Отсюда становится понятным, что подобный взгляд вовсе не противоречит весьма характерному для “Чжуан-цзы” учению о “питании жизни” во имя обретения долголетия и даже сверхъестественных способностей и бессмертия, учению, полностью находящемуся в русле даосской религиозной традиции. Надо сказать, что в “Чжуан-цзы” очень заметно чувствуется присутствие быстро развивающегося в период Чжань-го учения о бессмертных (сянь жэнь, шэнь сянь).

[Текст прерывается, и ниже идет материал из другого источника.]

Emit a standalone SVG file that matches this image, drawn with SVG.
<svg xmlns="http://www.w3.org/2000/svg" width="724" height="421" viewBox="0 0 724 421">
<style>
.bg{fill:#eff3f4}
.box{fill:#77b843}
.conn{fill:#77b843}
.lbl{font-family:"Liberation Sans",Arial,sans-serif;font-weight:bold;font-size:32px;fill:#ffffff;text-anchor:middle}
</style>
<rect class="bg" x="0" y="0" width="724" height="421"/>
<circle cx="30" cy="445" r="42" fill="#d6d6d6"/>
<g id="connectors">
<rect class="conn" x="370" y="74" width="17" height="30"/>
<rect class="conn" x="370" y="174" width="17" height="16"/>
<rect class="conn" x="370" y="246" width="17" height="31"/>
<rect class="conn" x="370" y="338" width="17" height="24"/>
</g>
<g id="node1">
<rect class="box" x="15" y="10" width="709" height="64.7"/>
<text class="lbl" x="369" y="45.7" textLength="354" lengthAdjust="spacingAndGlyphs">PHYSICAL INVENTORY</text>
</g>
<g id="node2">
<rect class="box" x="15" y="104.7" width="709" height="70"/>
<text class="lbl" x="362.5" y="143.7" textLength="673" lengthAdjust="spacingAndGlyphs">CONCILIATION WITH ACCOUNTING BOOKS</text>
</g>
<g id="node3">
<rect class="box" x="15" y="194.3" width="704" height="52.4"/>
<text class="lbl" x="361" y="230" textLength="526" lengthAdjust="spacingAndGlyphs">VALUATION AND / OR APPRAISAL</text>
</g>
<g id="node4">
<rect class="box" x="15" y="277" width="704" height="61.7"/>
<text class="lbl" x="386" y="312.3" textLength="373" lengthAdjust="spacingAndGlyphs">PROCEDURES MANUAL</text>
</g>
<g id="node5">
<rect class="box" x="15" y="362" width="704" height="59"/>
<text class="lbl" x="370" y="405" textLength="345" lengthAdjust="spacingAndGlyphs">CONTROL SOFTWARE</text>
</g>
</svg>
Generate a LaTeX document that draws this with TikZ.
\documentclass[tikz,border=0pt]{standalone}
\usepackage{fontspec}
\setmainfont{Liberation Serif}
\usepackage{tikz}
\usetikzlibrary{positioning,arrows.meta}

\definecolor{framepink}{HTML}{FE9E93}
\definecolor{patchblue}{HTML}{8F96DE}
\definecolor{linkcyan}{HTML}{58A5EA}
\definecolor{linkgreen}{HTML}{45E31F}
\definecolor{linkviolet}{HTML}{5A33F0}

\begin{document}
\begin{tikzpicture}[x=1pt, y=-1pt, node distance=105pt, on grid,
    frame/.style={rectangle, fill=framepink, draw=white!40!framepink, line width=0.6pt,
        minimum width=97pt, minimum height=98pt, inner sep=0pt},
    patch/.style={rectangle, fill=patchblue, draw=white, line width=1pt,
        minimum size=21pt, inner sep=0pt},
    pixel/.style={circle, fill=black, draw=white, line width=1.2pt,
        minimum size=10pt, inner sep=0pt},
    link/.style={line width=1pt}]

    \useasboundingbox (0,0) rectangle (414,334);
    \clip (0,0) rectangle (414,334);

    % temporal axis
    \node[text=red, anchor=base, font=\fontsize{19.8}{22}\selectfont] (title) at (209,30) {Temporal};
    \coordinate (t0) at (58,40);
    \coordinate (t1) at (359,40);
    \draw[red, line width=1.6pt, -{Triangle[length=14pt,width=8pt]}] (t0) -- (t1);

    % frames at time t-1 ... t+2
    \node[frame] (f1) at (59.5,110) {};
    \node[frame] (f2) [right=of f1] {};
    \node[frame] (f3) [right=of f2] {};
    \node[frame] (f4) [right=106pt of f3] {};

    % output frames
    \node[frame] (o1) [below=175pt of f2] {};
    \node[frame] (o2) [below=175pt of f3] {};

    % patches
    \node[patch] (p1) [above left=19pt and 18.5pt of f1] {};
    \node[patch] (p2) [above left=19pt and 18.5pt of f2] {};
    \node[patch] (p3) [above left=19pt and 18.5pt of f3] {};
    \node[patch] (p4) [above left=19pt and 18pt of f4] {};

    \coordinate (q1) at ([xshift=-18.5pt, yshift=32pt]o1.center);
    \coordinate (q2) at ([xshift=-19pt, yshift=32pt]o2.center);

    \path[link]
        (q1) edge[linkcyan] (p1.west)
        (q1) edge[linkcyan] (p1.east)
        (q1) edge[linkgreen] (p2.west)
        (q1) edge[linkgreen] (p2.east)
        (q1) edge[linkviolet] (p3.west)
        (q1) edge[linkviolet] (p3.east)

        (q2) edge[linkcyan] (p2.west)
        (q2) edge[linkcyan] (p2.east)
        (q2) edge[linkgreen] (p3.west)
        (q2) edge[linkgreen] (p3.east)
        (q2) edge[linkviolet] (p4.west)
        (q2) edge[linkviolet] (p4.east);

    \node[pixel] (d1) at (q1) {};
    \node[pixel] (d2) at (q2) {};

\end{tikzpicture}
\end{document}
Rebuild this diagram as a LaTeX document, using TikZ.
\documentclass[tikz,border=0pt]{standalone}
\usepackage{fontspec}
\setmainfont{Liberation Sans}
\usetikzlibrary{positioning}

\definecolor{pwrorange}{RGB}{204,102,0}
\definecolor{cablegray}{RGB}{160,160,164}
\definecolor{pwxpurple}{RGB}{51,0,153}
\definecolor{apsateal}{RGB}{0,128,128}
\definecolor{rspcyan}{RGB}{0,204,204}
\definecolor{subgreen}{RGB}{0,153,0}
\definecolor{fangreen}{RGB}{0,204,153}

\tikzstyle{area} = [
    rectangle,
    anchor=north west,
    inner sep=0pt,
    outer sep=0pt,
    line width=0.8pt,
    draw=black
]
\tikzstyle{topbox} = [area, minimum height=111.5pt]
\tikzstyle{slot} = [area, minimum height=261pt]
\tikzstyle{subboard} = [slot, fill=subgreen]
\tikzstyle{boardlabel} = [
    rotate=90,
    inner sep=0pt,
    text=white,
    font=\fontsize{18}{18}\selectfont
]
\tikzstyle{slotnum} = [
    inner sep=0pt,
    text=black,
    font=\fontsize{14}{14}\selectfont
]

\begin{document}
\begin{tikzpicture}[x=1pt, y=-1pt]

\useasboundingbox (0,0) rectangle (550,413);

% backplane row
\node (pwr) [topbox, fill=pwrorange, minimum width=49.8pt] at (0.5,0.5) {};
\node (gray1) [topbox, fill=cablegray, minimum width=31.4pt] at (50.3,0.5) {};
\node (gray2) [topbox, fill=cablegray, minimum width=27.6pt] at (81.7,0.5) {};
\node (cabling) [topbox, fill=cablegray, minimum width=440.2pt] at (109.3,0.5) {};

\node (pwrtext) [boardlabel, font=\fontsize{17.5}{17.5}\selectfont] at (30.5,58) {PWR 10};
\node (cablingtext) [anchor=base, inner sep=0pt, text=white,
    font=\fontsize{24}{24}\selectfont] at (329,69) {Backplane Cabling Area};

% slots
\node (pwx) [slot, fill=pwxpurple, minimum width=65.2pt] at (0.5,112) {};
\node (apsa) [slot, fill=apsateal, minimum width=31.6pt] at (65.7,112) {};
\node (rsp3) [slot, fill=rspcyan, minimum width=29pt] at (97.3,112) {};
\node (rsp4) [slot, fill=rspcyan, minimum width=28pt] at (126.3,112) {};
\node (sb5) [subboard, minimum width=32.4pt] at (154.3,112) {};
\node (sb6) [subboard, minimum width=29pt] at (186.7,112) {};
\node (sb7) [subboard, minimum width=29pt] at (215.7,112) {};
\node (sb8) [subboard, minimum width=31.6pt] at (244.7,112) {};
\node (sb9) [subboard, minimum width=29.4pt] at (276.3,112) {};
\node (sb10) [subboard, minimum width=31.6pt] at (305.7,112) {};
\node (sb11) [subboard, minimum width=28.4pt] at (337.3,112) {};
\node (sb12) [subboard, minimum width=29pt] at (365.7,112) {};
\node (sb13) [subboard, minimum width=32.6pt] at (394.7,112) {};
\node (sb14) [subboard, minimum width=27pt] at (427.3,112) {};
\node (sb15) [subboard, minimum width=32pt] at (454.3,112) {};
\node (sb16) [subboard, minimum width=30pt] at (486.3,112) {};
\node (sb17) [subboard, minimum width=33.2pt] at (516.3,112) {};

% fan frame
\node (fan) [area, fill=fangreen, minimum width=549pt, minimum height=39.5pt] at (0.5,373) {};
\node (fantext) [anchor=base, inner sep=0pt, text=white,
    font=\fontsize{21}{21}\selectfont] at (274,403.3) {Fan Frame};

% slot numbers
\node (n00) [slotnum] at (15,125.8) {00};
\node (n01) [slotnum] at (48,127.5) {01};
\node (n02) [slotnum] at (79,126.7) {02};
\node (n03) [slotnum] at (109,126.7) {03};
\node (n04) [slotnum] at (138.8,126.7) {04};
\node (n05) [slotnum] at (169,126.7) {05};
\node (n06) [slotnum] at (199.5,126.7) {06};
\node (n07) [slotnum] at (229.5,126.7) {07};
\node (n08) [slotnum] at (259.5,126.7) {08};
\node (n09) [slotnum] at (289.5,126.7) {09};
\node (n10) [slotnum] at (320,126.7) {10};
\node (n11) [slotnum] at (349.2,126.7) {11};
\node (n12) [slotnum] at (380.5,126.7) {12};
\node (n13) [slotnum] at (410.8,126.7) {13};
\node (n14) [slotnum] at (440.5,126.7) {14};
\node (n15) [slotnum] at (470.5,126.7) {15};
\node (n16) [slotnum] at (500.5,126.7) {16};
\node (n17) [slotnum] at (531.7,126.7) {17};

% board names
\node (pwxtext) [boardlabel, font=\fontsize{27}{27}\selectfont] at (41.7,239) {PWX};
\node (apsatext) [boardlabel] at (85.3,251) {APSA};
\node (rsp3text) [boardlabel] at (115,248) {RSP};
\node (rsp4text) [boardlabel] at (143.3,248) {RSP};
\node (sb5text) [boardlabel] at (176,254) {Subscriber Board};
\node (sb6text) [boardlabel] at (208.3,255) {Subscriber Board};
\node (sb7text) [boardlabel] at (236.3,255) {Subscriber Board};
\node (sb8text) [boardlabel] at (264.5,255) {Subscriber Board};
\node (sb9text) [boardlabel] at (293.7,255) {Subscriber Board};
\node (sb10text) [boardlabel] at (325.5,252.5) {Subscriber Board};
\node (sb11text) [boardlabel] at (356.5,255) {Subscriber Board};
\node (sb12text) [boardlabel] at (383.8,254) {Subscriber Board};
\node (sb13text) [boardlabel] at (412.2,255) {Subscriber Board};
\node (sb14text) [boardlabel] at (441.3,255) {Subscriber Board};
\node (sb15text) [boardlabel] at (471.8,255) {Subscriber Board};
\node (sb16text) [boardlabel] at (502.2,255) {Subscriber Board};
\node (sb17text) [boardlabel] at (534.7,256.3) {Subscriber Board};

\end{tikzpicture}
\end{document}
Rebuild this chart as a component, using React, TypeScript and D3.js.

Обратимся к гл. 1 (“Беззаботное скитание” — Сяо яо ю): “Далеко-далеко на горе Мяогуе живут божественные люди (святые, шэнь жэнь). Кожа у них как снег, красота как у теремной девы. Они вдыхают ветер, пьют росу, а зерна не едят. Оседлав облачную пневму, летят на драконах, странствуют за пределами четырех морей. Они сгущают свой дух и следят, чтобы звери и птицы не страдали от мора и язвы, а урожаи были бы обильны”.